Priest a compris que Slade Wilson est une sorte de Batman inversé : un guerrier avec de la pratique du terrain, un esprit stratège et tout un tas de gadgets permettant d’obtenir un avantage sur l’adversaire. Il n’est pas étonnant que la chauve-souris point d’ailleurs le bout de ses oreilles pointues dans cet album : ce sont des adversaires récurrents et il y a une certaine histoire entre les Wilson et la bat-famille. C’est l’occasion de rendre le récit encore moins manichéen que précédemment en révélant que Slade admire la rigueur et les méthodes de Batman, qu’il n’a jamais réussi à démasquer ( on peut d’ailleurs se demander s’il le veut vraiment, des personnes avec des ressources financières et intellectuelles autres ont déjà réussi, comme Amanda Waller, la directrice de la fameuse Suicide Squad ). Par contre, il me semble que Priest se trompe lourdement en faisant dire à Batman qu’il ne s’appelle pas ainsi, que c’est un nom qui lui a été attribué pour d’évidentes raisons.
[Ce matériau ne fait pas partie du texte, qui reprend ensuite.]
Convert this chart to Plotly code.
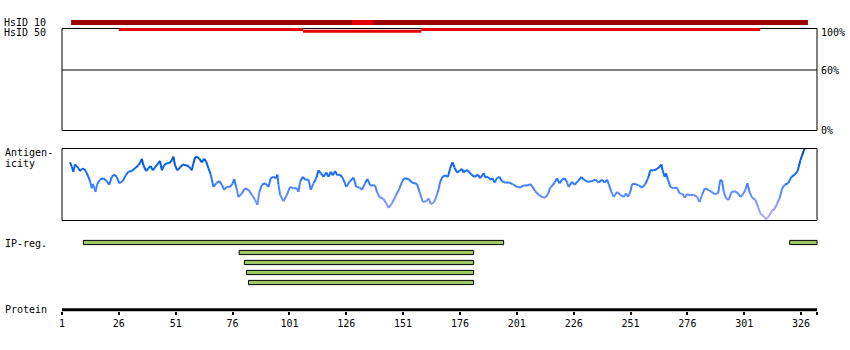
import plotly.graph_objects as go

W, H = 850, 350

# ---------------- data ----------------
protein_length = 333
tick_vals = [1, 26, 51, 76, 101, 126, 151, 176, 201, 226, 251, 276, 301, 326]

residue = [4.5, 5.3, 6.0, 6.7, 7.5, 8.2, 8.9, 9.7, 10.7, 11.6, 12.6, 13.3, 14.1, 14.5, 15.1, 15.7, 16.5, 17.7,
           19.2, 20.7, 21.8, 22.9, 23.9, 25.1, 26.2, 27.7, 29.2, 30.2, 31.7, 33.1, 34.6, 35.3, 36.1, 36.8, 38.0,
           39.0, 40.0, 40.9, 41.9, 43.4, 44.1, 44.9, 45.9, 47.1, 48.2, 49.3, 50.0, 50.7, 51.7, 52.9, 54.1, 55.6,
           57.0, 58.1, 58.8, 59.5, 60.3, 61.4, 62.5, 63.5, 64.4, 65.4, 66.4, 67.6, 68.8, 70.2, 71.3, 72.3, 73.5,
           74.9, 76.1, 76.7, 77.6, 78.6, 80.1, 81.5, 83.0, 84.5, 85.9, 86.9, 87.8, 88.9, 90.3, 91.8, 92.8, 94.0,
           95.2, 95.7, 96.2, 96.9, 98.4, 99.9, 101.3, 102.8, 104.3, 105.0, 105.7, 106.9, 107.9, 109.4, 110.4,
           111.6, 112.8, 113.8, 114.8, 116.0, 117.2, 118.2, 119.2, 120.1, 121.1, 122.1, 123.3, 124.5, 126.0,
           127.4, 129.2, 130.4, 131.8, 132.9, 134.3, 135.3, 136.5, 138.7, 139.5, 140.6, 142.4, 143.6, 144.6,
           146.1, 148.0, 149.4, 150.5, 151.5, 153.4, 154.9, 157.1, 158.2, 159.7, 161.2, 162.2, 163.2, 164.7,
           166.3, 167.3, 168.3, 169.5, 170.7, 171.7, 172.7, 173.6, 174.7, 175.7, 176.9, 177.6, 178.6, 179.8,
           181.0, 182.4, 183.9, 184.9, 186.4, 187.1, 188.3, 189.3, 190.3, 191.2, 192.3, 193.3, 194.5, 195.9,
           197.7, 199.1, 201.1, 202.5, 204.0, 205.9, 206.9, 207.9, 209.1, 210.6, 212.1, 213.5, 214.7, 215.7,
           216.7, 217.6, 218.7, 219.7, 220.9, 222.0, 223.1, 223.8, 225.3, 226.4, 227.9, 229.4, 230.4, 232.3,
           234.1, 235.5, 237.0, 238.5, 239.6, 240.7, 241.4, 242.6, 243.6, 245.1, 246.5, 248.0, 249.0, 249.9,
           250.9, 251.7, 253.1, 254.6, 256.1, 257.5, 258.7, 259.7, 261.2, 262.7, 263.7, 264.6, 265.1, 266.0,
           266.6, 267.5, 268.5, 270.0, 271.5, 272.5, 273.9, 274.8, 275.9, 277.3, 278.8, 280.3, 281.3, 282.5,
           283.6, 285.1, 286.6, 288.0, 289.5, 290.5, 291.3, 292.0, 293.0, 294.2, 295.4, 296.8, 298.3, 299.3,
           300.3, 301.5, 302.4, 303.3, 304.5, 305.9, 307.1, 308.1, 309.6, 310.6, 311.8, 313.0, 314.4, 315.5,
           316.5, 317.7, 318.8, 320.3, 321.8, 323.2, 324.3, 325.0, 325.7, 326.5, 327.6]

antigenicity = [0.80, 0.74, 0.67, 0.77, 0.75, 0.72, 0.68, 0.71, 0.71, 0.67, 0.60, 0.54, 0.44, 0.50, 0.46, 0.39,
                0.50, 0.56, 0.58, 0.54, 0.49, 0.60, 0.63, 0.60, 0.51, 0.54, 0.63, 0.67, 0.68, 0.72, 0.76, 0.79,
                0.85, 0.76, 0.68, 0.72, 0.75, 0.69, 0.73, 0.79, 0.82, 0.69, 0.76, 0.79, 0.79, 0.83, 0.88, 0.76,
                0.69, 0.73, 0.77, 0.76, 0.74, 0.69, 0.79, 0.87, 0.88, 0.85, 0.80, 0.85, 0.81, 0.72, 0.63, 0.46,
                0.51, 0.54, 0.49, 0.42, 0.46, 0.46, 0.51, 0.57, 0.46, 0.32, 0.37, 0.44, 0.42, 0.35, 0.28, 0.21,
                0.39, 0.49, 0.51, 0.46, 0.58, 0.60, 0.58, 0.63, 0.49, 0.35, 0.26, 0.35, 0.46, 0.44, 0.44, 0.39,
                0.53, 0.60, 0.56, 0.56, 0.42, 0.51, 0.58, 0.69, 0.65, 0.60, 0.66, 0.60, 0.67, 0.62, 0.68, 0.62,
                0.63, 0.58, 0.46, 0.53, 0.59, 0.46, 0.45, 0.42, 0.51, 0.57, 0.48, 0.48, 0.39, 0.32, 0.29, 0.23,
                0.17, 0.23, 0.35, 0.44, 0.53, 0.58, 0.57, 0.52, 0.50, 0.39, 0.25, 0.26, 0.30, 0.22, 0.25, 0.39,
                0.53, 0.60, 0.62, 0.60, 0.72, 0.80, 0.73, 0.66, 0.68, 0.71, 0.66, 0.69, 0.68, 0.63, 0.60, 0.63,
                0.58, 0.65, 0.59, 0.60, 0.56, 0.58, 0.52, 0.58, 0.60, 0.54, 0.52, 0.52, 0.50, 0.46, 0.45, 0.48,
                0.48, 0.50, 0.46, 0.40, 0.35, 0.32, 0.31, 0.36, 0.45, 0.48, 0.52, 0.58, 0.51, 0.56, 0.58, 0.52,
                0.46, 0.53, 0.49, 0.54, 0.60, 0.56, 0.53, 0.54, 0.56, 0.52, 0.56, 0.52, 0.56, 0.50, 0.39, 0.32,
                0.39, 0.35, 0.32, 0.37, 0.32, 0.39, 0.50, 0.50, 0.48, 0.45, 0.50, 0.58, 0.69, 0.69, 0.71, 0.74,
                0.77, 0.69, 0.60, 0.65, 0.56, 0.46, 0.44, 0.45, 0.37, 0.36, 0.31, 0.36, 0.34, 0.35, 0.32, 0.25,
                0.35, 0.44, 0.42, 0.39, 0.36, 0.37, 0.56, 0.54, 0.39, 0.30, 0.28, 0.39, 0.40, 0.37, 0.32, 0.35,
                0.42, 0.51, 0.39, 0.31, 0.28, 0.18, 0.09, 0.05, 0.01, 0.05, 0.12, 0.16, 0.23, 0.30, 0.44, 0.49,
                0.51, 0.60, 0.63, 0.67, 0.74, 0.83, 0.90, 1.00]

hsid10_start = [5.0]
hsid10_end = [329.0]
hsid10_hi_start = [128.5]
hsid10_hi_end = [138.0]
hsid50_start = [26.0, 159.0]
hsid50_end = [107.0, 308.0]
hsid50_low_start = [107.0]
hsid50_low_end = [159.0]

ip_start = [10.4, 78.9, 81.2, 82.1, 83.0, 321.0]
ip_end = [195.2, 182.0, 182.0, 182.0, 182.0, 333.0]
ip_row = [0, 1, 2, 3, 4, 0]

# ---------------- layout helpers ----------------
X0_PX, X1_PX = 62, 817
ppr = (X1_PX - X0_PX) / (protein_length - 1)
x_range = [1 - X0_PX / ppr, 1 + (W - X0_PX) / ppr]


def py(p):
    return 1 - p / H


FONT = "DejaVu Sans Mono"

stops = [(0.0, (182, 172, 255)), (0.25, (122, 146, 255)), (0.45, (72, 132, 255)),
         (0.6, (25, 112, 255)), (0.8, (0, 92, 222)), (1.0, (0, 72, 150))]


def colour(v):
    v = max(0.0, min(1.0, v))
    for (a, ca), (b, cb) in zip(stops[:-1], stops[1:]):
        if v <= b:
            t = (v - a) / (b - a)
            c = [round(ca[i] + (cb[i] - ca[i]) * t) for i in range(3)]
            return "rgb(%d,%d,%d)" % tuple(c)
    return "rgb(%d,%d,%d)" % stops[-1][1]


fig = go.Figure()

# invisible trace to keep identity axis alive
fig.add_trace(go.Scatter(x=[1], y=[0], mode="markers", marker=dict(opacity=0),
                         xaxis="x", yaxis="y", showlegend=False, hoverinfo="skip"))

# antigenicity curve, coloured by value
nb = 30
bins = {}
for i in range(len(residue) - 1):
    mid = (antigenicity[i] + antigenicity[i + 1]) / 2
    b = min(int(mid * nb), nb - 1)
    bins.setdefault(b, ([], []))
    bins[b][0].extend([residue[i], residue[i + 1], None])
    bins[b][1].extend([antigenicity[i], antigenicity[i + 1], None])
for b, (xs, ys) in sorted(bins.items()):
    fig.add_trace(go.Scatter(x=xs, y=ys, mode="lines", xaxis="x", yaxis="y2",
                             line=dict(color=colour((b + 0.5) / nb), width=2),
                             showlegend=False, hoverinfo="skip"))

# IP-reg bars
fig.add_trace(go.Bar(orientation="h", y=ip_row, base=ip_start,
                     x=[e - s for s, e in zip(ip_start, ip_end)],
                     xaxis="x", yaxis="y3", width=0.42,
                     marker=dict(color="#a0c862", line=dict(color="black", width=1)),
                     showlegend=False, hoverinfo="skip"))

shapes = []
# boxes
shapes.append(dict(type="rect", xref="x", yref="paper", x0=1, x1=protein_length,
                   y0=py(130.5), y1=py(28.5), line=dict(color="black", width=1)))
shapes.append(dict(type="line", xref="x", yref="y", x0=1, x1=protein_length, y0=60, y1=60,
                   line=dict(color="black", width=1)))
shapes.append(dict(type="rect", xref="x", yref="paper", x0=1, x1=protein_length,
                   y0=py(220.5), y1=py(148.5), line=dict(color="black", width=1)))
# HsID bars
for s, e in zip(hsid10_start, hsid10_end):
    shapes.append(dict(type="rect", xref="x", yref="paper", x0=s, x1=e, y0=py(25), y1=py(20),
                       fillcolor="#990000", line=dict(width=0)))
for s, e in zip(hsid10_hi_start, hsid10_hi_end):
    shapes.append(dict(type="rect", xref="x", yref="paper", x0=s, x1=e, y0=py(25), y1=py(20),
                       fillcolor="#e40000", line=dict(width=0)))
for s, e in zip(hsid50_start, hsid50_end):
    shapes.append(dict(type="rect", xref="x", yref="paper", x0=s, x1=e, y0=py(31), y1=py(28),
                       fillcolor="#e40000", line=dict(width=0)))
for s, e in zip(hsid50_low_start, hsid50_low_end):
    shapes.append(dict(type="rect", xref="x", yref="paper", x0=s, x1=e, y0=py(32.7), y1=py(29.7),
                       fillcolor="#e40000", line=dict(width=0)))
# protein axis line
shapes.append(dict(type="line", xref="x", yref="paper", x0=1, x1=protein_length,
                   y0=py(309.7), y1=py(309.7), line=dict(color="black", width=3)))

annotations = []


def label(text, x, y, anchor="left"):
    annotations.append(dict(text=text, xref="paper", yref="paper", x=x / W, y=py(y),
                            xanchor=anchor, yanchor="middle", showarrow=False,
                            font=dict(family=FONT, size=10, color="black")))


label("HsID 10", 2, 22.5)
label("HsID 50", 2, 32.5)
label("Antigen-", 3, 152.7)
label("icity", 3, 163)
label("IP-reg.", 3, 243.5)
label("Protein", 3, 309.5)
label("100%", 819, 32.5)
label("60%", 819, 70.7)
label("0%", 819, 130)

fig.update_layout(
    width=W, height=H, margin=dict(l=0, r=0, t=0, b=0),
    paper_bgcolor="white", plot_bgcolor="white",
    barmode="overlay",
    xaxis=dict(range=x_range, domain=[0, 1], anchor="free", position=py(311),
               showline=False, showgrid=False, zeroline=False,
               ticks="outside", ticklen=3, tickwidth=2, tickcolor="black",
               tickvals=tick_vals + [protein_length],
               ticktext=[str(t) for t in tick_vals] + [""],
               tickfont=dict(family=FONT, size=10, color="black"), fixedrange=True),
    yaxis=dict(domain=[py(130), py(30)], range=[0, 100], visible=False, anchor="x", fixedrange=True),
    yaxis2=dict(domain=[py(220), py(148)], range=[0, 1], visible=False, anchor="x", fixedrange=True),
    yaxis3=dict(domain=[py(287.5), py(237.5)], range=[4.5, -0.5], visible=False, anchor="x",
                fixedrange=True),
    shapes=shapes, annotations=annotations,
)

fig.write_html("out.html", config={"displayModeBar": False})
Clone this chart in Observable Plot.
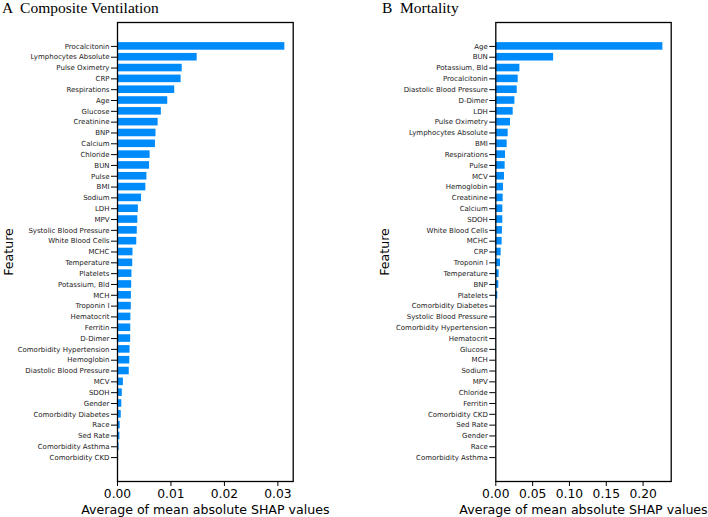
<!DOCTYPE html>
<html>
<head>
<meta charset="utf-8">
<script src="https://cdn.jsdelivr.net/npm/d3@7"></script>
<script src="https://cdn.jsdelivr.net/npm/@observablehq/plot@0.6"></script>
<style>
  body { margin: 0; background: white; }
  #wrap { position: relative; width: 708px; height: 517px; overflow: hidden; background: white; }
  .panel { position: absolute; top: 0; }
  .title { position: absolute; top: 0px; font-family: "Liberation Serif", "Times New Roman", serif; font-size: 15.5px; line-height: 16px; color: black; white-space: pre; }
</style>
</head>
<body>
<div id="wrap">
  <div class="panel" id="left" style="left:0px"></div>
  <div class="panel" id="right" style="left:354px"></div>
  <div class="title" style="left:2px">A  Composite Ventilation</div>
  <div class="title" style="left:382px">B  Mortality</div>
</div>
<script>
const leftFeatures = ["Procalcitonin","Lymphocytes Absolute","Pulse Oximetry","CRP","Respirations","Age","Glucose","Creatinine","BNP","Calcium","Chloride","BUN","Pulse","BMI","Sodium","LDH","MPV","Systolic Blood Pressure","White Blood Cells","MCHC","Temperature","Platelets","Potassium, Bld","MCH","Troponin I","Hematocrit","Ferritin","D-Dimer","Comorbidity Hypertension","Hemoglobin","Diastolic Blood Pressure","MCV","SDOH","Gender","Comorbidity Diabetes","Race","Sed Rate","Comorbidity Asthma","Comorbidity CKD"];
const leftValues = [0.0313,0.0149,0.0121,0.0119,0.0107,0.0094,0.0082,0.0076,0.0072,0.0071,0.0061,0.0060,0.0055,0.0053,0.0045,0.0039,0.0038,0.0037,0.0036,0.0029,0.00285,0.0027,0.00265,0.0026,0.00258,0.0025,0.00248,0.00246,0.00235,0.0023,0.0022,0.0011,0.0009,0.0008,0.0007,0.0005,0.00045,0.0003,0.0002];
const leftTicks = [0, 0.01, 0.02, 0.03];

const rightFeatures = ["Age","BUN","Potassium, Bld","Procalcitonin","Diastolic Blood Pressure","D-Dimer","LDH","Pulse Oximetry","Lymphocytes Absolute","BMI","Respirations","Pulse","MCV","Hemoglobin","Creatinine","Calcium","SDOH","White Blood Cells","MCHC","CRP","Troponin I","Temperature","BNP","Platelets","Comorbidity Diabetes","Systolic Blood Pressure","Comorbidity Hypertension","Hematocrit","Glucose","MCH","Sodium","MPV","Chloride","Ferritin","Comorbidity CKD","Sed Rate","Gender","Race","Comorbidity Asthma"];
const rightValues = [0.2268,0.0785,0.0327,0.0304,0.0291,0.0259,0.0236,0.0200,0.0168,0.0154,0.0132,0.0127,0.0118,0.0104,0.0100,0.0095,0.0095,0.0090,0.0086,0.0073,0.0064,0.0045,0.0041,0.0027,0.0009,0.0008,0.0007,0.0006,0.0006,0.0003,0.0003,0.0003,0.0002,0.0002,0.0001,0.0001,0.0001,0.0001,0.00005];
const rightTicks = [0, 0.05, 0.10, 0.15, 0.20];

const xTitle = "Average of mean absolute SHAP values";
const yTitle = "Feature";
const barColor = "#008bfb";

function panel(features, values, ticks, marginLeft, marginRight, featureDx) {
  const data = features.map((f, i) => ({f, v: values[i]}));
  const xmax = d3.max(values) * 1.05;
  return Plot.plot({
    width: 354,
    height: 517,
    marginTop: 22,
    marginBottom: 36,
    marginLeft,
    marginRight,
    style: {fontFamily: "DejaVu Sans", color: "black", background: "white", overflow: "visible"},
    x: {domain: [0, xmax], label: null},
    y: {type: "band", domain: features, paddingInner: 0.3, paddingOuter: 1.86, round: false, label: null},
    marks: [
      Plot.barX(data, {x: "v", y: "f", fill: barColor}),
      Plot.frame({stroke: "black", strokeWidth: 1.3}),
      Plot.axisY({tickSize: 6, tickPadding: 2, fontSize: 7, label: null, fill: "#222"}),
      Plot.axisX({ticks, tickFormat: d3.format(".2f"), tickSize: 5, tickPadding: 3, fontSize: 12.3, label: null}),
      Plot.text([xTitle], {frameAnchor: "bottom", dy: 28, fontSize: 12.6, lineAnchor: "middle", textAnchor: "middle"}),
      Plot.text([yTitle], {frameAnchor: "left", dx: featureDx, rotate: -90, fontSize: 12.6, lineAnchor: "middle", textAnchor: "middle"})
    ]
  });
}

document.getElementById("left").append(panel(leftFeatures, leftValues, leftTicks, 117, 61.3, -109));
document.getElementById("right").append(panel(rightFeatures, rightValues, rightTicks, 141.3, 37.3, -110.8));
</script>
</body>
</html>
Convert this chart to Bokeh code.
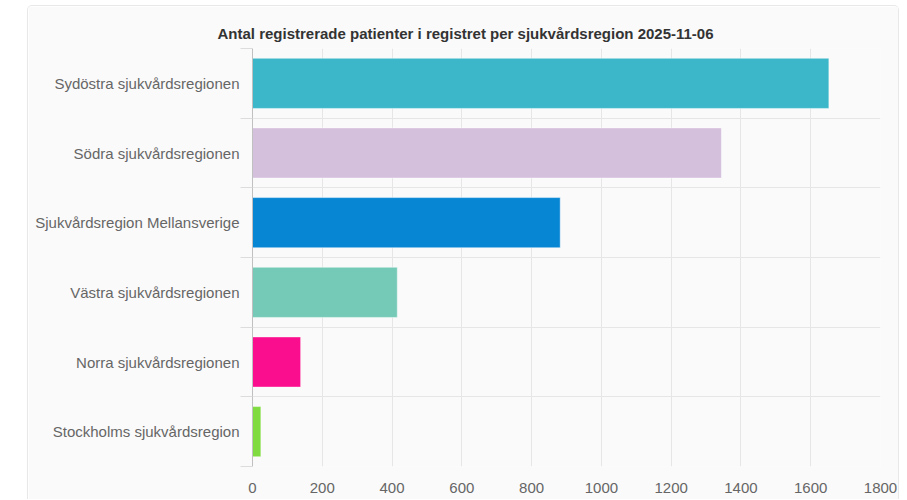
from bokeh.plotting import figure
from bokeh.embed import file_html
from bokeh.resources import INLINE
from bokeh.models import FixedTicker, Range1d, ColumnDataSource, Title

# ---- data ----
regions = [
    "Sydöstra sjukvårdsregionen",
    "Södra sjukvårdsregionen",
    "Sjukvårdsregion Mellansverige",
    "Västra sjukvårdsregionen",
    "Norra sjukvårdsregionen",
    "Stockholms sjukvårdsregion",
]
patients = [1652, 1344, 882, 415, 138, 24]
colors = ["#3bb7c9", "#d4bfdd", "#0786d4", "#75cab7", "#fb0e8d", "#7fdb40"]
x_ticks = [0, 200, 400, 600, 800, 1000, 1200, 1400, 1600, 1800]
title_text = "Antal registrerade patienter i registret per sjukvårdsregion 2025-11-06"

n = len(regions)
ypos = [n - i - 0.5 for i in range(n)]
src = ColumnDataSource(dict(y=ypos, v=patients, c=colors, name=regions))

FONT = "Liberation Sans"
BG = "#fafafa"

p = figure(width=872, height=494, output_backend="svg", toolbar_location=None,
           x_range=Range1d(0, 1800), y_range=Range1d(0, n),
           min_border_left=224, min_border_right=20, min_border_top=42, min_border_bottom=34,
           background_fill_color=BG, border_fill_color=BG, outline_line_color=None,
           margin=(5, 0, 0, 27))
p.styles = {"border": "1px solid #e8e8e8", "border-bottom": "none",
            "border-radius": "5px 5px 0 0"}

p.hbar(y="y", right="v", left=0, height=0.72, color="c", line_color="#ffffff",
       line_alpha=0.45, line_width=1, source=src)

t = Title(text=title_text, align="left", offset=-35, text_font=FONT,
          text_font_size="15px", text_font_style="bold", text_color="#333333",
          standoff=14)
p.add_layout(t, "above")

# x axis
p.xaxis.ticker = FixedTicker(ticks=x_ticks)
p.xaxis.axis_line_color = None
p.xaxis.major_tick_line_color = None
p.xaxis.minor_tick_line_color = None
p.xaxis.major_label_text_font = FONT
p.xaxis.major_label_text_font_size = "15px"
p.xaxis.major_label_text_color = "#666666"
p.xaxis.major_label_standoff = 10
p.xgrid.ticker = FixedTicker(ticks=x_ticks)
p.xgrid.grid_line_color = "#e6e6e6"

# y axis
p.yaxis.ticker = FixedTicker(ticks=ypos, minor_ticks=list(range(n + 1)))
p.yaxis.major_label_overrides = {y: r for y, r in zip(ypos, regions)}
p.yaxis.axis_line_color = "#c0c0c0"
p.yaxis.major_tick_line_color = None
p.yaxis.minor_tick_line_color = "#dcdcdc"
p.yaxis.minor_tick_out = 12
p.yaxis.minor_tick_in = 0
p.yaxis.major_label_text_font = FONT
p.yaxis.major_label_text_font_size = "15px"
p.yaxis.major_label_text_color = "#666666"
p.yaxis.major_label_standoff = 1
p.ygrid.ticker = FixedTicker(ticks=list(range(n + 1)))
p.ygrid.grid_line_color = "#e6e6e6"

open("out.html", "w").write(file_html(p, INLINE))
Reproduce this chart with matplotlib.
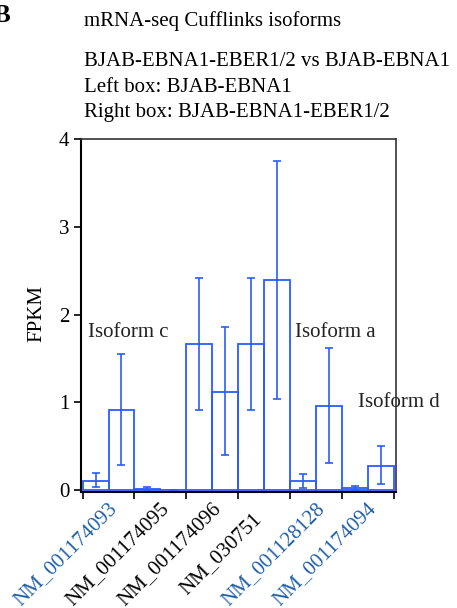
import matplotlib
matplotlib.use("Agg")
import matplotlib.pyplot as plt
import numpy as np

plt.rcParams['font.family'] = ['Liberation Serif', 'DejaVu Serif']

categories = ["NM_001174093", "NM_001174095", "NM_001174096", "NM_030751", "NM_001128128", "NM_001174094"]
label_colors = ["#1f5fa8", "black", "black", "black", "#1f5fa8", "#1f5fa8"]

left_vals = [0.10, 0.01, 1.66, 1.66, 0.10, 0.02]
left_lo = [0.03, 0.00, 0.91, 0.91, 0.02, 0.00]
left_hi = [0.19, 0.03, 2.42, 2.42, 0.18, 0.04]

right_vals = [0.91, 0.00, 1.12, 2.39, 0.96, 0.27]
right_lo = [0.29, 0.00, 0.40, 1.04, 0.31, 0.065]
right_hi = [1.55, 0.00, 1.86, 3.75, 1.62, 0.50]

annotations = [("Isoform c", -0.40, 1.80), ("Isoform a", 3.59, 1.80), ("Isoform d", 4.80, 1.00)]

blue = "#2a5cff"
fs = 15

fig = plt.figure(figsize=(4.57, 6.08), dpi=100)
ax = fig.add_axes([80.5/457, 1-491.5/608, 315.5/457, (491.5-139)/608])

x = np.arange(len(categories))
w = 0.5
for xs, vals, lo, hi in [(x - w/2, left_vals, left_lo, left_hi), (x + w/2, right_vals, right_lo, right_hi)]:
    vals = np.array(vals); lo = np.array(lo); hi = np.array(hi)
    ax.bar(xs, vals, width=w, fill=False, edgecolor=blue, linewidth=1.3)
    ax.errorbar(xs, vals, yerr=[vals - lo, hi - vals], fmt='none', ecolor=blue,
                elinewidth=1.2, capsize=3, capthick=1.2)

ax.set_xlim(-0.54, 5.54)
ax.set_ylim(-0.017, 4.0)
ax.set_yticks([0, 1, 2, 3, 4])
ax.tick_params(axis='y', labelsize=fs, direction='out', length=5, width=1.2, pad=3)
ax.set_xticks(np.arange(len(categories) + 1) - 0.5)
ax.set_xticklabels([])
ax.tick_params(axis='x', direction='out', length=5, width=1.2)

# label centres: 43 px left of group centre, about 554 px down the figure
px_per_x = 315.5 / 6.08
px_per_y = 352.5 / 4.017
for i, (c, col) in enumerate(zip(categories, label_colors)):
    ax.text(i - 43 / px_per_x, -(554 - 490) / px_per_y, c, rotation=45, ha='center', va='center',
            rotation_mode='anchor', fontsize=fs, color=col, clip_on=False)

for s in ['left', 'bottom']:
    ax.spines[s].set_linewidth(1.5)
for s in ['top', 'right']:
    ax.spines[s].set_linewidth(1.2)
    ax.spines[s].set_color('#333333')

ax.set_ylabel("FPKM", fontsize=fs)
ax.yaxis.set_label_coords(-34/315.5, (491.5-314)/352.5)

for t, xx, yy in annotations:
    ax.text(xx, yy, t, fontsize=fs, color='#222222', ha='left', va='center', clip_on=False)

fig.text(84/457, 1-21/608, "mRNA-seq Cufflinks isoforms", fontsize=fs, va='center', ha='left')
fig.text(84/457, 1-61/608, "BJAB-EBNA1-EBER1/2 vs BJAB-EBNA1", fontsize=fs, va='center', ha='left')
fig.text(84/457, 1-87/608, "Left box: BJAB-EBNA1", fontsize=fs, va='center', ha='left')
fig.text(84/457, 1-113/608, "Right box: BJAB-EBNA1-EBER1/2", fontsize=fs, va='center', ha='left')
fig.text(-6/457, 1-15/608, "B", fontsize=18, fontweight='bold', va='center', ha='left')

fig.savefig("out.png", dpi=100)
Malgré le talent de Priest pour tenir son histoire, il tombe dans un travers assez gênant de ce genre de récits centrés sur des vilains : en tant que héros de l’histoire, Deathstroke ne doit pas perdre face à un super-héros. Il peut être mis en difficulté ou amoché mais la série doit aller de l’avant. Hors de questions de le mettre hors course ( en prison, dans le coma) si tôt dans la série. S’il y a chute, elle doit être spectaculaire pour que sa remontée soit grandiose. Et il faut laisser le temps aux lecteurs d’apprécier de le suivre dans ses basses besognes avant de les secouer.
Mais, d’un autre côté, les fans de Batman (& Robin) ne peuvent pas voir le chevalier noir être mis échec et mat. Batman est un control freak et il doit mener la danse. Dès le début, les dés sont pipés, il est évident qu’aucun des deux n’aura l’avantage sur l’autre. Mais Priest semble y avoir réfléchi et offre une fin d’histoire tout à fait satisfaisante (qui ne casse pas trop le contrat du schéma qui veut que le héros tienne en respect la menace à la fin ). 



Priest semble faire de Deathstroke avant tout une histoire de famille(s) et l’on peut être curieux de voir ce qu’il nous réserve avec le casting de sa série (et ses guest stars ).

Aux dessins, on retrouve Carlo Pangulayan et Joe Bennet. Joe Bennet est un vieux de la vieille qui a entre-autre officié sur Spider-Man lors de la saga du clone. Son style a évolué avec le temps, le rendant assez méconnaissable si l’on compare les deux époques. Il prend la relève de Pangulayan en milieu de parcours et la transition se passe sans problèmes, les deux hommes optant pour une approche réaliste mais pas trop que l’encrage et le colorisation rendent très comic book lambda mais appliqué. Le côté graphique manque clairement de personnalité et c’est bien dommage tant les personnages , eux, en ont !

Deathstroke se paye donc un excellent début de parcours sous l’égide d’un Christopher Priest inspiré.  Recommandable et recommandé, si vous n’êtes pas allergiques aux anti-héros amoraux et irrécupérables ( ce n’est pas de Jason Todd ou de Damian Wayne que l’on parle ici ).